Your objective>
Pick out the lines below that contain the string "this" and copy them all.

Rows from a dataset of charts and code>

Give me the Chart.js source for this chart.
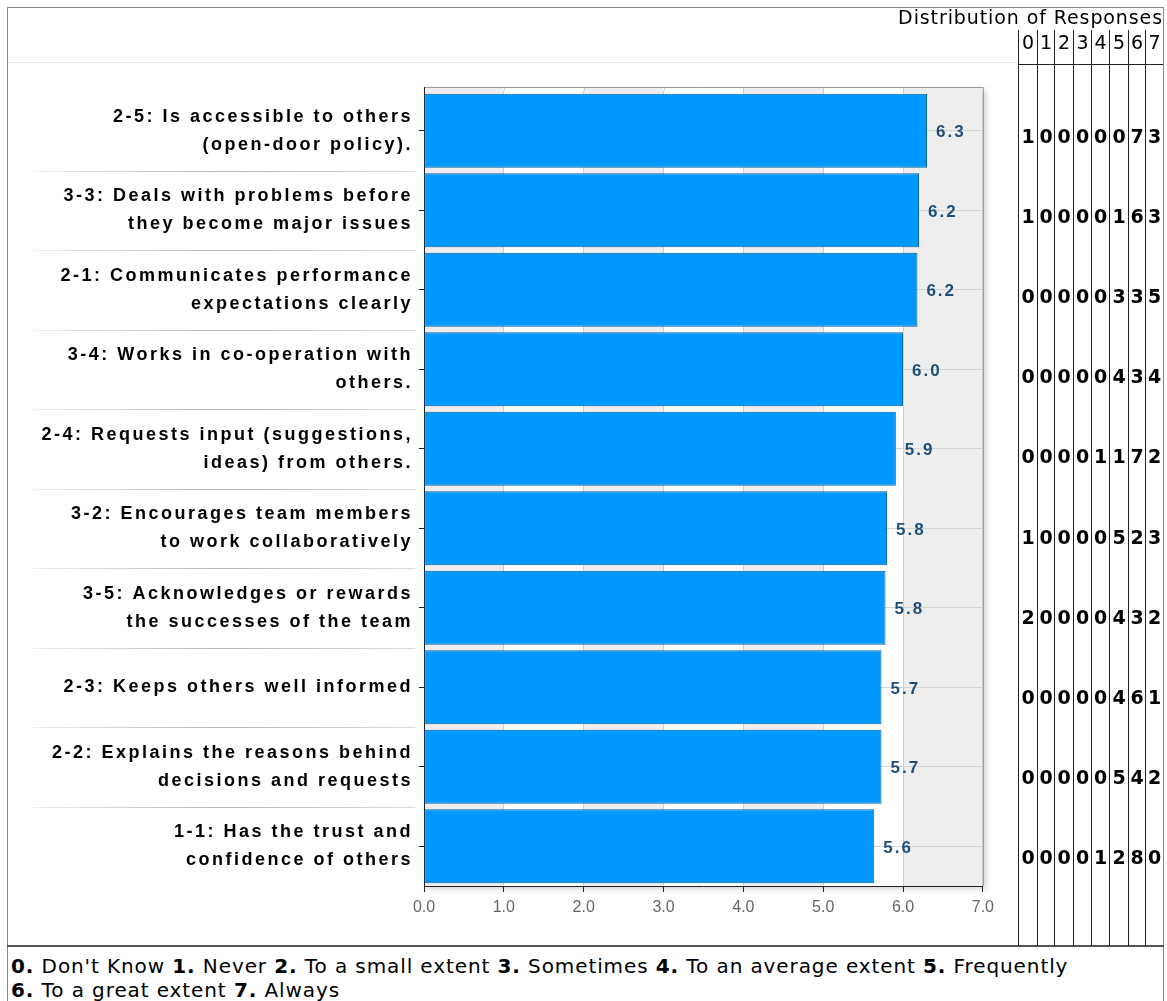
<!DOCTYPE html>
<html>
<head>
<meta charset="utf-8">
<script src="https://cdn.jsdelivr.net/npm/chart.js@4/dist/chart.umd.min.js"></script>
<style>
body { margin: 0; background: #fff; }
#page { position: relative; width: 1167px; height: 1001px; overflow: hidden; font-family: "DejaVu Sans", Verdana, sans-serif; color: #000; }
#frame { position: absolute; left: 7px; top: 7px; width: 1155px; height: 1000px; border: 1px solid #888; border-bottom: none; }
#chartBox { position: absolute; left: 0; top: 0; }
#distTitle { position: absolute; right: 4px; top: 5px; font-size: 19px; line-height: 24px; letter-spacing: 0.9px; white-space: nowrap; }
.col { position: absolute; top: 30px; height: 916px; border-left: 1px solid #222; }
.colHead { position: absolute; top: 30px; font-size: 19px; line-height: 24px; text-align: center; }
.cnt { position: absolute; font-size: 19px; font-weight: bold; line-height: 24px; text-align: center; }
#topLine { position: absolute; left: 8px; width: 1010px; top: 62px; height: 1px; background: #e6e6e6; }
#headLine { position: absolute; left: 1018px; width: 145px; top: 64px; height: 1px; background: #222; }
#bottomLine { position: absolute; left: 7px; width: 1157px; top: 945px; height: 2px; background: #555; }
#legend { position: absolute; left: 11px; top: 954px; font-size: 20px; line-height: 24px; letter-spacing: 0.9px; white-space: nowrap; }
</style>
</head>
<body>
<div id="page">
  <div id="frame"></div>
  <div id="topLine"></div>
  <div id="chartBox"><canvas id="barChart" width="1000" height="940"></canvas></div>
  <div id="distTitle">Distribution of Responses</div>
  <div id="headLine"></div>
  <div id="bottomLine"></div>
  <div id="legend"></div>
</div>
<script>
const questionLabels = [
  ["2-5: Is accessible to others", "(open-door policy)."],
  ["3-3: Deals with problems before", "they become major issues"],
  ["2-1: Communicates performance", "expectations clearly"],
  ["3-4: Works in co-operation with", "others."],
  ["2-4: Requests input (suggestions,", "ideas) from others."],
  ["3-2: Encourages team members", "to work collaboratively"],
  ["3-5: Acknowledges or rewards", "the successes of the team"],
  "2-3: Keeps others well informed",
  ["2-2: Explains the reasons behind", "decisions and requests"],
  ["1-1: Has the trust and", "confidence of others"]
]
const meanScores = [6.3, 6.2, 6.18, 6.0, 5.91, 5.8, 5.78, 5.73, 5.73, 5.64]

const responseCodes = ["0", "1", "2", "3", "4", "5", "6", "7"]
const responseCounts = [
  [1, 0, 0, 0, 0, 0, 7, 3],
  [1, 0, 0, 0, 0, 1, 6, 3],
  [0, 0, 0, 0, 0, 3, 3, 5],
  [0, 0, 0, 0, 0, 4, 3, 4],
  [0, 0, 0, 0, 1, 1, 7, 2],
  [1, 0, 0, 0, 0, 5, 2, 3],
  [2, 0, 0, 0, 0, 4, 3, 2],
  [0, 0, 0, 0, 0, 4, 6, 1],
  [0, 0, 0, 0, 0, 5, 4, 2],
  [0, 0, 0, 0, 1, 2, 8, 0]
]
const responseNames = ["Don't Know", "Never", "To a small extent", "Sometimes",
  "To an average extent", "Frequently", "To a great extent", "Always"]

// distribution table on the right
const page = document.getElementById('page')
const colX = [1018, 1037, 1054, 1073, 1091, 1109, 1128, 1145, 1163]
for (let c = 0; c < responseCodes.length; ++c) {
  let w = colX[c + 1] - colX[c]
  let line = document.createElement('div')
  line.className = 'col'
  line.style.left = colX[c] + 'px'
  line.style.width = (w - 1) + 'px'
  page.appendChild(line)

  let head = document.createElement('div')
  head.className = 'colHead'
  head.style.left = (colX[c] + 1) + 'px'
  head.style.width = (w - 1) + 'px'
  head.textContent = responseCodes[c]
  page.appendChild(head)

  for (let r = 0; r < responseCounts.length; ++r) {
    let cell = document.createElement('div')
    cell.className = 'cnt'
    cell.style.left = (colX[c] + 1) + 'px'
    cell.style.width = (w - 1) + 'px'
    cell.style.top = Math.round(135 + r * 80.1 - 11) + 'px'
    cell.textContent = responseCounts[r][c]
    page.appendChild(cell)
  }
}

// legend
let legendHtml = ''
for (let i = 0; i < responseNames.length; ++i) {
  legendHtml += '<b>' + responseCodes[i] + '.</b> ' + responseNames[i]
  legendHtml += (i == 5) ? '<br>' : ' '
}
document.getElementById('legend').innerHTML = legendHtml

// plot frame starts a little above the first category
const frameTop = 87
const plotTop = 91

const decorPlugin = {
  id: 'decor',
  beforeDraw(chart) {
    const ctx = chart.ctx
    const a = chart.chartArea
    const xs = chart.scales.x

    // letter-spaced category labels
    const ys = chart.scales.y
    if (!ys._spaced) {
      const orig = ys.drawLabels
      ys.drawLabels = function(area) {
        this.ctx.save()
        this.ctx.letterSpacing = '2.5px'
        orig.call(this, area)
        this.ctx.restore()
      }
      ys._spaced = true
    }

    ctx.save()
    // soft shadow
    ctx.shadowColor = 'rgba(0,0,0,0.18)'
    ctx.shadowBlur = 6
    ctx.shadowOffsetX = 3
    ctx.shadowOffsetY = 3
    ctx.fillStyle = '#fff'
    ctx.fillRect(a.left, frameTop, a.right - a.left, a.bottom - frameTop)
    ctx.restore()

    // alternating bands
    ctx.save()
    for (let v = 0; v < 7; ++v) {
      let x0 = xs.getPixelForValue(v)
      let x1 = xs.getPixelForValue(v + 1)
      ctx.fillStyle = (v % 2 == 0) ? '#eeeeee' : '#ffffff'
      ctx.fillRect(x0, frameTop, x1 - x0, a.bottom - frameTop)
      if (v > 0) {
        ctx.strokeStyle = '#cfcfcf'
        ctx.lineWidth = 1
        ctx.beginPath()
        ctx.moveTo(Math.round(x0) + 0.5, frameTop)
        ctx.lineTo(Math.round(x0) + 0.5, a.top)
        ctx.stroke()
      }
    }

    // separators between the category labels
    let n = chart.data.labels.length
    let step = (a.bottom - a.top) / n
    for (let k = 1; k < n; ++k) {
      let y = Math.round(a.top + step * k) + 0.5
      let g = ctx.createLinearGradient(33, 0, 415, 0)
      g.addColorStop(0, '#eeeeee')
      g.addColorStop(0.5, '#b5b5b5')
      g.addColorStop(1, '#dddddd')
      ctx.strokeStyle = g
      ctx.lineWidth = 1
      ctx.beginPath()
      ctx.moveTo(33, y)
      ctx.lineTo(415, y)
      ctx.stroke()
    }
    ctx.restore()
  },
  beforeDatasetsDraw(chart) {
    const ctx = chart.ctx
    const a = chart.chartArea
    ctx.save()
    ctx.lineWidth = 1
    ctx.strokeStyle = '#999'
    ctx.beginPath()
    ctx.moveTo(a.left, frameTop + 0.5)
    ctx.lineTo(a.right + 0.5, frameTop + 0.5)
    ctx.lineTo(a.right + 0.5, a.bottom)
    ctx.stroke()
    ctx.strokeStyle = '#222'
    ctx.beginPath()
    ctx.moveTo(a.left + 0.5, frameTop)
    ctx.lineTo(a.left + 0.5, a.bottom)
    ctx.stroke()
    ctx.restore()
  },
  afterDatasetsDraw(chart) {
    const ctx = chart.ctx
    const meta = chart.getDatasetMeta(0)
    ctx.save()
    ctx.font = 'bold 17px "Liberation Sans", Arial, sans-serif'
    ctx.letterSpacing = '2px'
    ctx.fillStyle = '#1d4f7a'
    ctx.textAlign = 'left'
    ctx.textBaseline = 'middle'
    meta.data.forEach((bar, i) => {
      let v = chart.data.datasets[0].data[i]
      ctx.fillText(v.toFixed(1), bar.x + 9, bar.y + 2)
    })
    ctx.restore()
  }
}

new Chart(document.getElementById('barChart'), {
  type: 'bar',
  data: {
    labels: questionLabels,
    datasets: [{
      data: meanScores,
      backgroundColor: '#0099ff',
      borderColor: '#0d5f9a',
      borderWidth: 1,
      borderSkipped: false,
      barPercentage: 0.93,
      categoryPercentage: 1
    }]
  },
  options: {
    indexAxis: 'y',
    responsive: false,
    animation: false,
    devicePixelRatio: 1,
    layout: { padding: { left: 0, right: 15, top: plotTop, bottom: 0 } },
    plugins: {
      legend: { display: false },
      tooltip: { enabled: false }
    },
    scales: {
      x: {
        min: 0,
        max: 7,
        ticks: {
          stepSize: 1,
          callback: v => v.toFixed(1),
          color: '#666',
          font: { family: 'Liberation Sans', size: 16 },
          padding: 6
        },
        grid: { color: '#cfcfcf', tickColor: '#222', tickLength: 6 },
        border: { display: true, color: '#222' },
        afterFit(s) { s.height = 54 }
      },
      y: {
        grid: { offset: false, color: '#d4d4d4', tickColor: '#222', tickLength: 5 },
        border: { display: false },
        ticks: {
          color: '#000',
          autoSkip: false,
          padding: 6,
          font: { family: 'Liberation Sans', size: 18, weight: 'bold', lineHeight: 1.55 }
        },
        afterFit(s) { s.width = 424 }
      }
    }
  },
  plugins: [decorPlugin]
})
</script>
</body>
</html>
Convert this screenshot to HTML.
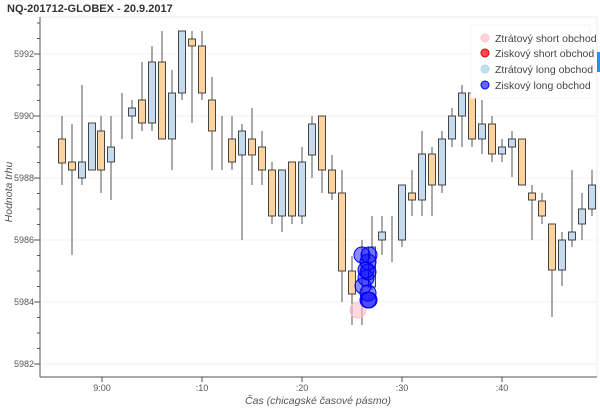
<!DOCTYPE html>
<html><head><meta charset="utf-8"><style>
body{margin:0;background:#fff;}
svg{display:block;font-family:"Liberation Sans",sans-serif;}
</style></head><body>
<svg width="600" height="409" viewBox="0 0 600 409">
<rect width="600" height="409" fill="#fff"/>
<text x="7" y="12" font-size="11" font-weight="bold" fill="#333">NQ-201712-GLOBEX - 20.9.2017</text>
<line x1="40" y1="17" x2="597" y2="17" stroke="#eee"/>
<line x1="597" y1="17" x2="597" y2="377" stroke="#eee"/>
<g stroke="#f2f2f2">
<line x1="41" x2="597" y1="54" y2="54"/><line x1="41" x2="597" y1="116" y2="116"/>
<line x1="41" x2="597" y1="178" y2="178"/><line x1="41" x2="597" y1="240" y2="240"/>
<line x1="41" x2="597" y1="302" y2="302"/><line x1="41" x2="597" y1="364" y2="364"/>
</g>
<g id="cs" stroke="#444" stroke-width="1">
</g>
<g id="c"></g>
<line x1="40" y1="17" x2="40" y2="377" stroke="#555"/>
<line x1="40" y1="377" x2="597" y2="377" stroke="#555"/>
<g id="ticks" stroke="#555"></g>
<g font-size="9" fill="#555" text-anchor="end">
<text x="34" y="57">5992</text><text x="34" y="119">5990</text><text x="34" y="181">5988</text>
<text x="34" y="243">5986</text><text x="34" y="305">5984</text><text x="34" y="367">5982</text>
</g>
<g font-size="9" fill="#555" text-anchor="middle">
<text x="102" y="391">9:00</text><text x="202" y="391">:10</text><text x="302" y="391">:20</text>
<text x="402" y="391">:30</text><text x="502" y="391">:40</text>
</g>
<text x="318" y="404" font-size="10.5" font-style="italic" fill="#555" text-anchor="middle">Čas (chicagské časové pásmo)</text>
<text transform="translate(12,192) rotate(-90)" font-size="10.5" font-style="italic" fill="#555" text-anchor="middle">Hodnota trhu</text>
<rect x="597" y="52" width="3" height="20" fill="#1e90ff"/>
<rect x="471" y="25" width="119" height="73" fill="#fff" fill-opacity="0.95" stroke="#f4f4f4"/>
<circle cx="485" cy="38" r="4" fill="#ffc0cb" fill-opacity="0.7" stroke="#ffc0cb"/>
<circle cx="485" cy="53" r="4" fill="#ff0000" fill-opacity="0.7" stroke="#d00"/>
<circle cx="485" cy="69" r="4" fill="#add8e6" fill-opacity="0.8" stroke="#add8e6"/>
<circle cx="485" cy="85" r="4" fill="#0000ff" fill-opacity="0.6" stroke="#00f"/>
<g font-size="10.5" fill="#444">
<text x="495" y="42">Ztrátový short obchod</text><text x="495" y="57">Ziskový short obchod</text>
<text x="495" y="73">Ztrátový long obchod</text><text x="495" y="89">Ziskový long obchod</text>
</g>
</svg>
<script>
var d=[
[62,'o',116,185,139,163],[72,'o',124,255,162,170],[82,'b',85,185,162,178],[92,'b',123,170,123,170],
[101,'o',116,193,131,170],[111,'b',116,200,147,162],[122,'n',93,139],[132,'b',100,139,108,116],
[142,'o',62,131,100,123],[152,'b',46,131,62,123],[162,'o',31,139,62,139],[172,'b',70,170,93,139],
[182,'b',31,100,31,93],[192,'o',31,123,39,46],[202,'o',31,100,46,93],[212,'o',77,170,100,131],
[222,'n',116,170],[232,'o',116,170,139,162],[242,'b',124,240,131,155],[252,'o',108,185,139,155],
[262,'o',131,185,147,170],[272,'o',162,224,170,216],[282,'b',170,232,170,216],[292,'o',162,224,162,216],
[302,'b',147,224,162,216],[312,'b',116,178,124,155],[322,'o',116,193,116,170],[332,'o',155,200,170,193],
[342,'o',170,302,193,271],[352,'o',256,325,271,294],[362,'n',240,325],[372,'b',216,290,247,287],
[382,'b',216,255,232,240],[392,'n',216,262],[402,'b',185,247,185,240],[412,'o',170,216,193,200],
[422,'b',131,216,154,200],[432,'o',147,216,154,185],[442,'b',131,193,139,185],[452,'b',108,147,116,139],
[462,'b',85,147,93,116],[472,'o',85,147,93,139],[482,'b',100,154,124,139],[492,'o',116,162,124,154],
[502,'b',139,162,147,154],[512,'b',131,177,139,147],[522,'o',139,185,139,185],[532,'o',185,240,193,200],
[542,'o',193,224,201,216],[552,'o',224,317,224,270],[562,'b',232,286,240,270],[572,'b',170,247,232,240],
[582,'b',193,240,209,224],[592,'b',170,216,185,209]];
var ns='http://www.w3.org/2000/svg',g=document.getElementById('cs');
function el(t,a,p){var e=document.createElementNS(ns,t);for(var k in a)e.setAttribute(k,a[k]);(p||g).appendChild(e);return e;}
d.forEach(function(c){el('line',{x1:c[0],x2:c[0],y1:c[2],y2:c[3],stroke:'#555'});
if(c[1]!='n'){el('rect',{x:c[0]-3.5,y:c[4],width:7,height:Math.max(c[5]-c[4],1),fill:c[1]=='o'?'#fdd49e':'#c6dbef',stroke:'#444'});}});
var cg=document.getElementById('c');
el('circle',{cx:358,cy:310,r:8,fill:'#ffc0cb','fill-opacity':0.6,stroke:'#ffc0cb'},cg);
[[362,255],[369,255],[368,262],[366,270],[368,272],[366,278],[363,286],[368,293],[368,300],[369,300]].forEach(function(p){
el('circle',{cx:p[0],cy:p[1],r:8,fill:'#0000ff','fill-opacity':0.45,stroke:'#00f'},cg);});
var tk=document.getElementById('ticks');
for(var v=5981.5;v<=5993.5;v+=0.5){var y=364-(v-5982)*31;if(y<17||y>377)continue;var maj=(v%2==0);
el('line',{x1:maj?34:37,x2:40,y1:y,y2:y},tk);}
[102,202,302,402,502].forEach(function(x){el('line',{x1:x,x2:x,y1:377,y2:382},tk);});
</script>
</body></html>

Exercise output>
Give me the Chart.js source for this chart.
        this.ctx.save()
        this.ctx.letterSpacing = '2.5px'
        orig.call(this, area)
        this.ctx.restore()
Convert this screenshot to HTML.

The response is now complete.